(What is being asked) Return each line of the listing below, unchanged, and omit the images.

(Records shown)

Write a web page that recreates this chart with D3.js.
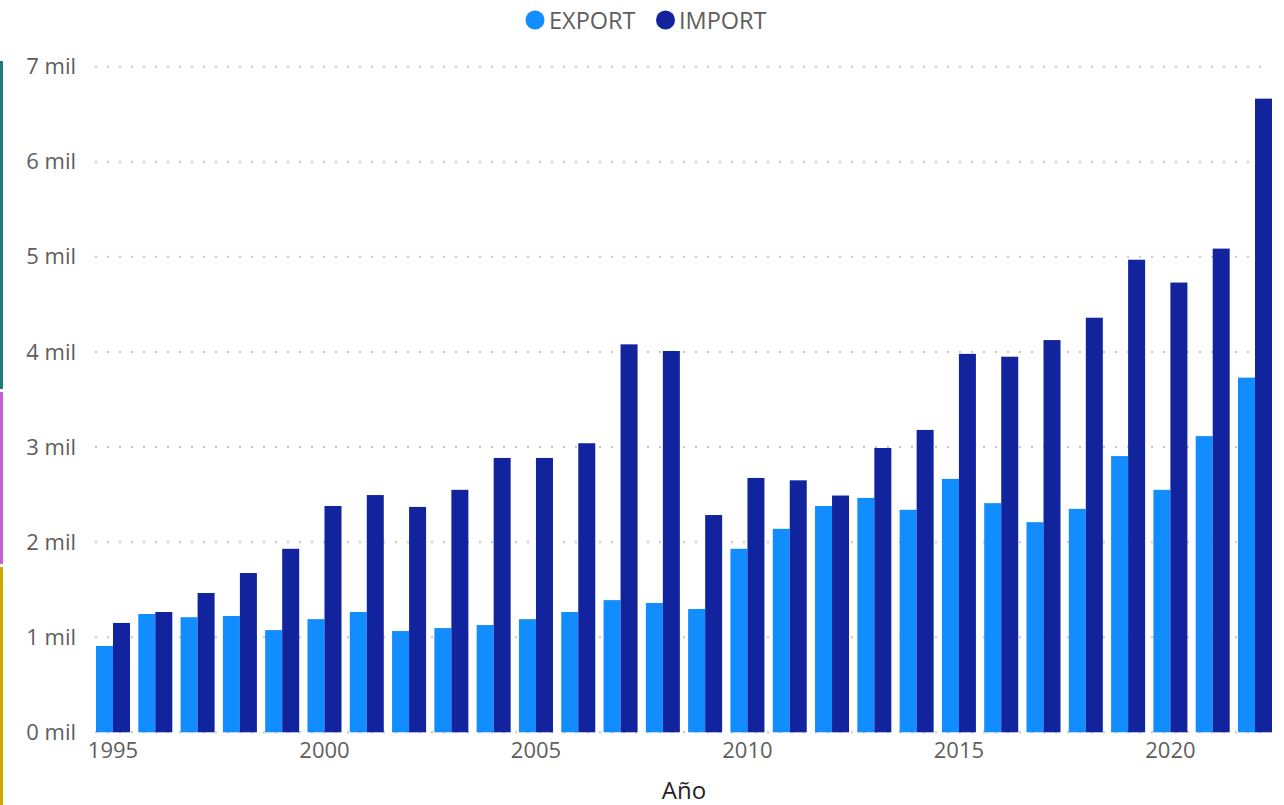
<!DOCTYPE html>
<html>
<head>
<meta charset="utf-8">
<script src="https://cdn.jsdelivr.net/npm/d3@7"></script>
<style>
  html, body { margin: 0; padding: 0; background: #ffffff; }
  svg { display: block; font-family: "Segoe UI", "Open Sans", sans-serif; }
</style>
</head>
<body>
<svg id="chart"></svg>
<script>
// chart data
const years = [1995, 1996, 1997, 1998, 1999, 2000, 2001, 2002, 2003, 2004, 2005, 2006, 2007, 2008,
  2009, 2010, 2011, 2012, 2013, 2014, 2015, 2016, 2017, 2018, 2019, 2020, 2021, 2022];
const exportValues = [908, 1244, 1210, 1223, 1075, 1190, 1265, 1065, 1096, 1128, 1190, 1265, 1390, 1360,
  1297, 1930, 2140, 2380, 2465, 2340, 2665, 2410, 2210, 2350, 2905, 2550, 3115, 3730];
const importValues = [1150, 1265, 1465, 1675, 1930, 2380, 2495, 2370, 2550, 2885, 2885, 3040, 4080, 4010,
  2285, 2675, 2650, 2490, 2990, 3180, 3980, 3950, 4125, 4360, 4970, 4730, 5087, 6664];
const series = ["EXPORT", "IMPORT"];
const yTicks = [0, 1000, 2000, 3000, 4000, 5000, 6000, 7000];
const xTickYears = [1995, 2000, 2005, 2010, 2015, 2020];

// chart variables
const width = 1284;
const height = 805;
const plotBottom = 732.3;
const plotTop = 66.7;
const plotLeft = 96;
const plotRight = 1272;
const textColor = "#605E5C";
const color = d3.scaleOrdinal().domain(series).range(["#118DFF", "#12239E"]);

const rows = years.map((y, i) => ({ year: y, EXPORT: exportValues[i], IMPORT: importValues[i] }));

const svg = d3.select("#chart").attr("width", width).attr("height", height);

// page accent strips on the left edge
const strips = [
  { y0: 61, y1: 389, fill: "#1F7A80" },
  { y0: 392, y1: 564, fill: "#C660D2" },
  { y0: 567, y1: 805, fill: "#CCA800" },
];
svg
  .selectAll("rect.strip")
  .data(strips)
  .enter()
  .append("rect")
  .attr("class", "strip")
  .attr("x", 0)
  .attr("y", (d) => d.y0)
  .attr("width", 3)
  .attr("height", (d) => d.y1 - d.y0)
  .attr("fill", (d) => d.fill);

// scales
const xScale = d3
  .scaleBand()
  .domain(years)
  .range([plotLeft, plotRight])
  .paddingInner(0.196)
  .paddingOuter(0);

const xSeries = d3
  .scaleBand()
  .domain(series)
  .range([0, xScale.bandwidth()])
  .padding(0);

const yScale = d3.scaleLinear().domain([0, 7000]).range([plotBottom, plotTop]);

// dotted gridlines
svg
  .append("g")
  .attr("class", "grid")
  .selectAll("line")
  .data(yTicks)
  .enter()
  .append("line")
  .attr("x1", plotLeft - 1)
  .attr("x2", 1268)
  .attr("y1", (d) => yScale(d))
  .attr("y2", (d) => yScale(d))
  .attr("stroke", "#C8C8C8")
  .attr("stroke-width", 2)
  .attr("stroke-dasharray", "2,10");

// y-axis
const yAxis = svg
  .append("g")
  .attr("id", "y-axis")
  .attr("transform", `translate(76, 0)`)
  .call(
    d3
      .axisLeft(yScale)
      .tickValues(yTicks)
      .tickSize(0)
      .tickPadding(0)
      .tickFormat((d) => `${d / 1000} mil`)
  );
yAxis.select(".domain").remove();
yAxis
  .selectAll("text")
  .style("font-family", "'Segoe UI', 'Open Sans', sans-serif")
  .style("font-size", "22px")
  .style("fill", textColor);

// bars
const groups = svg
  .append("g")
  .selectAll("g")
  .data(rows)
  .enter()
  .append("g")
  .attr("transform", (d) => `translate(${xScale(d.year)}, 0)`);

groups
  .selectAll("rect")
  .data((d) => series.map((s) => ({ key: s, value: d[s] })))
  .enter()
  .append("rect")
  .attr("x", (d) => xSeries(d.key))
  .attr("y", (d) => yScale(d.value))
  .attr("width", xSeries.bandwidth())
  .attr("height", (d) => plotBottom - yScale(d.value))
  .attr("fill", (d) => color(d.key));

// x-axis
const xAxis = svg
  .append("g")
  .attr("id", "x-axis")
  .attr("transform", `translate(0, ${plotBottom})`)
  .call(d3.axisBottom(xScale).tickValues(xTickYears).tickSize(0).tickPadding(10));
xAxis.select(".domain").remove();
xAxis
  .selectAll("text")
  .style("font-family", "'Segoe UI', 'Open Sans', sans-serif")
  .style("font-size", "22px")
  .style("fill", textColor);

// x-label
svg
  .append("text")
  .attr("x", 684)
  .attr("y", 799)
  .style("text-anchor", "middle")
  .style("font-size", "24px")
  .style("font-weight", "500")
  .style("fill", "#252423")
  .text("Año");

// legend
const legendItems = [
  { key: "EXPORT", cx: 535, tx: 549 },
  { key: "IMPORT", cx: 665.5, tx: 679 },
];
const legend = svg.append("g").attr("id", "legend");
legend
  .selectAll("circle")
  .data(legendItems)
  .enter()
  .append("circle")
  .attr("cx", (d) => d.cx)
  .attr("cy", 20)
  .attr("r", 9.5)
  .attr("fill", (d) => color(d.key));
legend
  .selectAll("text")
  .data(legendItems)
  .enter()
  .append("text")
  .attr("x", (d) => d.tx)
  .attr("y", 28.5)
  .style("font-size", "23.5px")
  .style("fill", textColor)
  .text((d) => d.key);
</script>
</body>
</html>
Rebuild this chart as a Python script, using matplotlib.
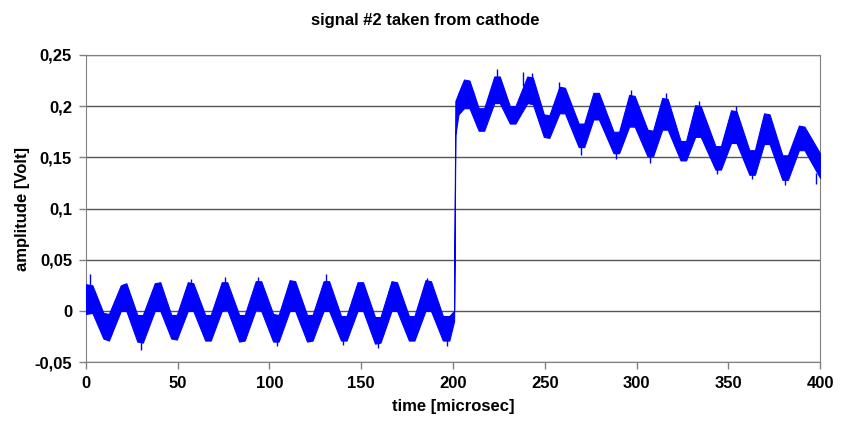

(Response to the task)
Write a web page that recreates this chart with D3.js.
<!DOCTYPE html>
<html>
<head>
<meta charset="utf-8">
<script src="https://cdn.jsdelivr.net/npm/d3@7"></script>
<style>
  html, body { margin: 0; padding: 0; background: #ffffff; }
  svg { display: block; font-family: "Segoe UI", "Open Sans", sans-serif; }
</style>
</head>
<body>
<svg id="chart"></svg>
<script>
// chart data
const years = [1995, 1996, 1997, 1998, 1999, 2000, 2001, 2002, 2003, 2004, 2005, 2006, 2007, 2008,
  2009, 2010, 2011, 2012, 2013, 2014, 2015, 2016, 2017, 2018, 2019, 2020, 2021, 2022];
const exportValues = [908, 1244, 1210, 1223, 1075, 1190, 1265, 1065, 1096, 1128, 1190, 1265, 1390, 1360,
  1297, 1930, 2140, 2380, 2465, 2340, 2665, 2410, 2210, 2350, 2905, 2550, 3115, 3730];
const importValues = [1150, 1265, 1465, 1675, 1930, 2380, 2495, 2370, 2550, 2885, 2885, 3040, 4080, 4010,
  2285, 2675, 2650, 2490, 2990, 3180, 3980, 3950, 4125, 4360, 4970, 4730, 5087, 6664];
const series = ["EXPORT", "IMPORT"];
const yTicks = [0, 1000, 2000, 3000, 4000, 5000, 6000, 7000];
const xTickYears = [1995, 2000, 2005, 2010, 2015, 2020];

// chart variables
const width = 1284;
const height = 805;
const plotBottom = 732.3;
const plotTop = 66.7;
const plotLeft = 96;
const plotRight = 1272;
const textColor = "#605E5C";
const color = d3.scaleOrdinal().domain(series).range(["#118DFF", "#12239E"]);

const rows = years.map((y, i) => ({ year: y, EXPORT: exportValues[i], IMPORT: importValues[i] }));

const svg = d3.select("#chart").attr("width", width).attr("height", height);

// page accent strips on the left edge
const strips = [
  { y0: 61, y1: 389, fill: "#1F7A80" },
  { y0: 392, y1: 564, fill: "#C660D2" },
  { y0: 567, y1: 805, fill: "#CCA800" },
];
svg
  .selectAll("rect.strip")
  .data(strips)
  .enter()
  .append("rect")
  .attr("class", "strip")
  .attr("x", 0)
  .attr("y", (d) => d.y0)
  .attr("width", 3)
  .attr("height", (d) => d.y1 - d.y0)
  .attr("fill", (d) => d.fill);

// scales
const xScale = d3
  .scaleBand()
  .domain(years)
  .range([plotLeft, plotRight])
  .paddingInner(0.196)
  .paddingOuter(0);

const xSeries = d3
  .scaleBand()
  .domain(series)
  .range([0, xScale.bandwidth()])
  .padding(0);

const yScale = d3.scaleLinear().domain([0, 7000]).range([plotBottom, plotTop]);

// dotted gridlines
svg
  .append("g")
  .attr("class", "grid")
  .selectAll("line")
  .data(yTicks)
  .enter()
  .append("line")
  .attr("x1", plotLeft - 1)
  .attr("x2", 1268)
  .attr("y1", (d) => yScale(d))
  .attr("y2", (d) => yScale(d))
  .attr("stroke", "#C8C8C8")
  .attr("stroke-width", 2)
  .attr("stroke-dasharray", "2,10");

// y-axis
const yAxis = svg
  .append("g")
  .attr("id", "y-axis")
  .attr("transform", `translate(76, 0)`)
  .call(
    d3
      .axisLeft(yScale)
      .tickValues(yTicks)
      .tickSize(0)
      .tickPadding(0)
      .tickFormat((d) => `${d / 1000} mil`)
  );
yAxis.select(".domain").remove();
yAxis
  .selectAll("text")
  .style("font-family", "'Segoe UI', 'Open Sans', sans-serif")
  .style("font-size", "22px")
  .style("fill", textColor);

// bars
const groups = svg
  .append("g")
  .selectAll("g")
  .data(rows)
  .enter()
  .append("g")
  .attr("transform", (d) => `translate(${xScale(d.year)}, 0)`);

groups
  .selectAll("rect")
  .data((d) => series.map((s) => ({ key: s, value: d[s] })))
  .enter()
  .append("rect")
  .attr("x", (d) => xSeries(d.key))
  .attr("y", (d) => yScale(d.value))
  .attr("width", xSeries.bandwidth())
  .attr("height", (d) => plotBottom - yScale(d.value))
  .attr("fill", (d) => color(d.key));

// x-axis
const xAxis = svg
  .append("g")
  .attr("id", "x-axis")
  .attr("transform", `translate(0, ${plotBottom})`)
  .call(d3.axisBottom(xScale).tickValues(xTickYears).tickSize(0).tickPadding(10));
xAxis.select(".domain").remove();
xAxis
  .selectAll("text")
  .style("font-family", "'Segoe UI', 'Open Sans', sans-serif")
  .style("font-size", "22px")
  .style("fill", textColor);

// x-label
svg
  .append("text")
  .attr("x", 684)
  .attr("y", 799)
  .style("text-anchor", "middle")
  .style("font-size", "24px")
  .style("font-weight", "500")
  .style("fill", "#252423")
  .text("Año");

// legend
const legendItems = [
  { key: "EXPORT", cx: 535, tx: 549 },
  { key: "IMPORT", cx: 665.5, tx: 679 },
];
const legend = svg.append("g").attr("id", "legend");
legend
  .selectAll("circle")
  .data(legendItems)
  .enter()
  .append("circle")
  .attr("cx", (d) => d.cx)
  .attr("cy", 20)
  .attr("r", 9.5)
  .attr("fill", (d) => color(d.key));
legend
  .selectAll("text")
  .data(legendItems)
  .enter()
  .append("text")
  .attr("x", (d) => d.tx)
  .attr("y", 28.5)
  .style("font-size", "23.5px")
  .style("fill", textColor)
  .text((d) => d.key);
</script>
</body>
</html>
Rebuild this chart as a Python script, using matplotlib.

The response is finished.